The screenplay seems to be rather confused and confusing. The film opens with the explosion of Krypton and the escape vehicle that carries the future Superman. Under the credits it flies to Earth through interstellar space, as an amusement park engineer would envision space. When it crashes to Earth we expect to see a baby Superman emerge. Instead we see a grown man. Somewhere there was a switch and we are looking at Superman returning after his pilgrimage. Between the script and the editing the viewer is frequently confused about just what he is seeing. Much of the script is just bad writing as some of the problems in the spoiler section below indicate.

There are lots of little homages to previous Superman stories sprinkled throughout the film. Once again Superman saves airline passengers from certain death and reminds them, as the
Christopher Reeve Superman, did that flying is still the safest way to travel. And he should know. Of course, for Superman there are no unsafe ways to travel. Another inside joke is to have Jack Larson as Bo the Bartender and Noel Neill as Gertrude Vanderworth. In the 1950s they played Jimmy Olson and Lois Lane. The new musical score by John Ottman borrows heavily from the 1978 score for SUPERMAN by John Williams.

Michael Dougherty and Dan Harris's screenplay lays on the Christian symbolism a little thick. Superman, we are told, is everybody's savior who will always be around. I should also mention some of the good aspects of the script. Superman is much more a three-dimensional person in this film and goes through some very human moments. In addition, Lois Lane is the vertex of a love triangle between Superman and Richard White (James Marsden), Perry White's nephew. The standard cliché would be to make Richard an obviously bad choice. In fact, Richard is a very decent person and also a good member of the team.

I suppose this is a reasonable attempt to jump-start the series again. I would rate it as better than were three of the four Christopher Reeve Superman outings. BATMAN BEGINS, however, did a much better job in restarting its series. There was a lot that was wrong with the plot of SUPERMAN RETURNS, but I will go into that in a spoiler section after the review. I rate SUPERMAN RETURNS a low +1 on the -4 to +4 scale or 5/10.

SPOILER WARNING...

These are additional script problems bothered me about the film.
-- I thought Superman flew between planets on his own. Was this crystal spacecraft his original one as a child, or did he build another one? We are not sure how it fits into the plot.
-- This story simply does not need a cannibal dog. Where did that come from?

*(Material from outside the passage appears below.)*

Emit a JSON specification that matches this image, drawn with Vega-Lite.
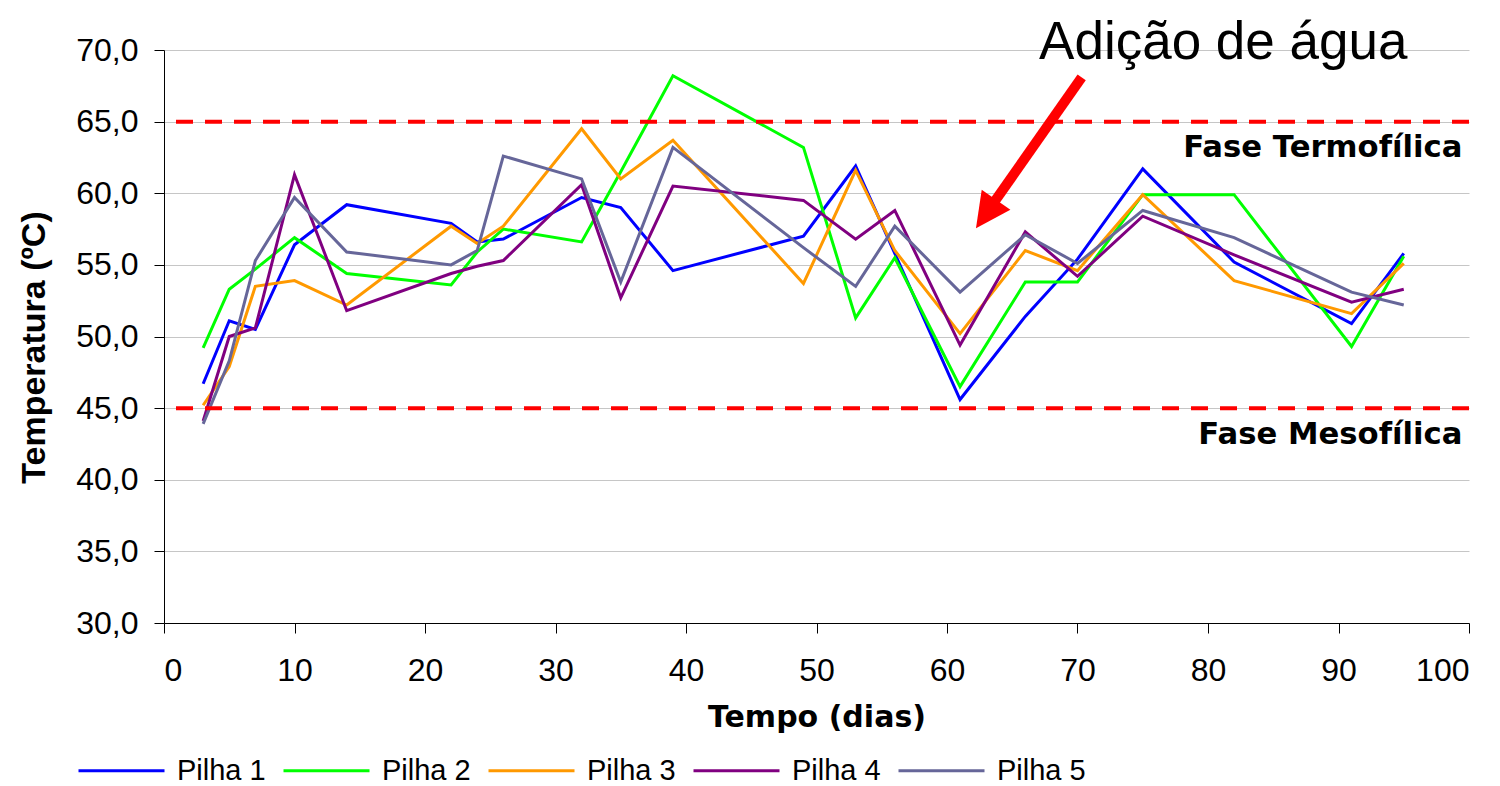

-- EMP (Electro-magnetic pulse) would simply destroy all the computers in range and lots else beside. These computers just seemed to go away for a few minutes and then return to the exact screens they left.

-- I might believe that Lois Lane would break into a boat where she thinks some evil doing is going on. Would the door be left open for her? Would she bring her young son into danger with her?

-- What kind of a hoodlum is assigned to watch two prisoners and then sits down to play a piano (!) with one where he cannot see the other?

-- The Man of Steel is going to have sex with a human partner? Think of all the problems that causes. First they are not even the same species. Then he is the Man of Steel. Wouldn't she be ripped apart? Larry Niven wrote "Man of Steel, Woman of Kleenex" a collection of the problems such a union would have.
<http://www.rawbw.com/~svw/superman.html>

-- Superman flies up an elevator shaft and the next thing we see he is out of the building. What does he do, fly through the roof? I doubt the top of the shaft is open to the weather.
-- There is a huge disaster happening in Metropolis. Is saving Lois Lane and a couple of other people really the best use of his powers? Hundreds or thousands may be dying. Isn't he more needed elsewhere?